Isabel Clemente
- Por que você faz isso? – eu quis saber.
- Por que você faz isso? – ela repetiu.
Eu ri. Ela riu. Eu a olhei mais profundamente. Ela me olhou também.
- Agora fala para mim, o que você acha engraçado?
- Agora fala para mim, o que você acha engraçado?
Daí seguimos uma sequência de caras, bocas e caretas para ver se ela desconcentra, e nada. Até que eu deito, fico bem quieta e digo “agora vou dormir”. O “agora vou dormir” dela não tem o mesmo significado, claro. Espio com o canto do olho, e flagro os dela abertos.
- Você é engraçada.
- Você também.
- Parecida comigo…né?
Ela assente com a cabeça, como quem gostou de ouvir o que eu disse.
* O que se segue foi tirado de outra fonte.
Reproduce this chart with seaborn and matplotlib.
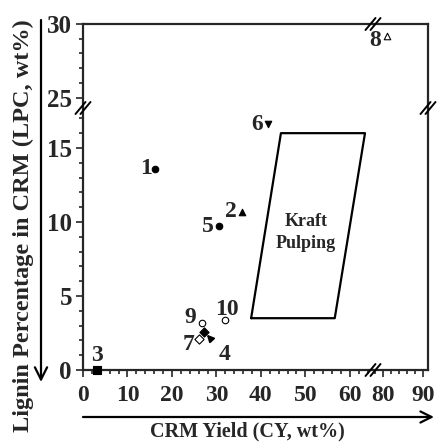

Faço a cara de adulto das lembranças da minha infância, aquela cara de quem sabia demais e não ia contar. Me peguei tentando fazer essa cara para ela, e ela imitou.
Queria botar um filtro nessa imitação. Passar para ela apenas o meu melhor, ou o que eu julgo ser o meu melhor para que em cima disso ela crie os próprios trejeitos. Pudesse eu indicar o que deve e não ser imitado, eu diria, esqueça meus erros, sejam eles quais forem, minhas contradições e minhas limitações. Saiba que você nasceu para ser você, mas já que será inevitável carregar algo de mim, carregue apenas o que for leve, leve a ponto de você não sentir. Quero que minha herança seja tua capacidade de se distinguir, de mim e dos outros para que eu não sofra quando nos separarmos definitivamente, e você não vir mais graça em me imitar.
Peguei nas mãos de minha filha e comecei a massagear para ela relaxar e dormir. “Oba, adoro isso”, diz. Em pouco tempo, o transe era meu. Estava absorta, pensando na vida, enquanto pegava em cada um de seus dedos e pensava que já foram menores, bem menores, úmidos e babados, amalgamados com minha pele, meu peito. As mãos agora pesam, mas ainda cabem dentro das minhas.
“Filha, você está crescendo rápido demais”. De olhos fechados, ela respondeu “eu sei”. Aí virou para mim, no escuro do quarto, e, com aquela expressão de quem chega à alguma conclusão, diz “eu nem me lembro mais como é estar na sua barriga! Se é confortável, apertado…”
“Eu acho que no final ficou apertado”. Sem falar nada, a expressão em seu rosto me disse “é, pode ser”. Ela voltou a fechar os olhos, enquanto os meus embaçaram…
Antes de sair de casa, pergunto para ela:
- Eu posso contar para um monte de gente sobre essa nossa brincadeira de você ficar me imitando?
- Esse-i-eme – responde a menina, com mania de soletrar. Então tá contado.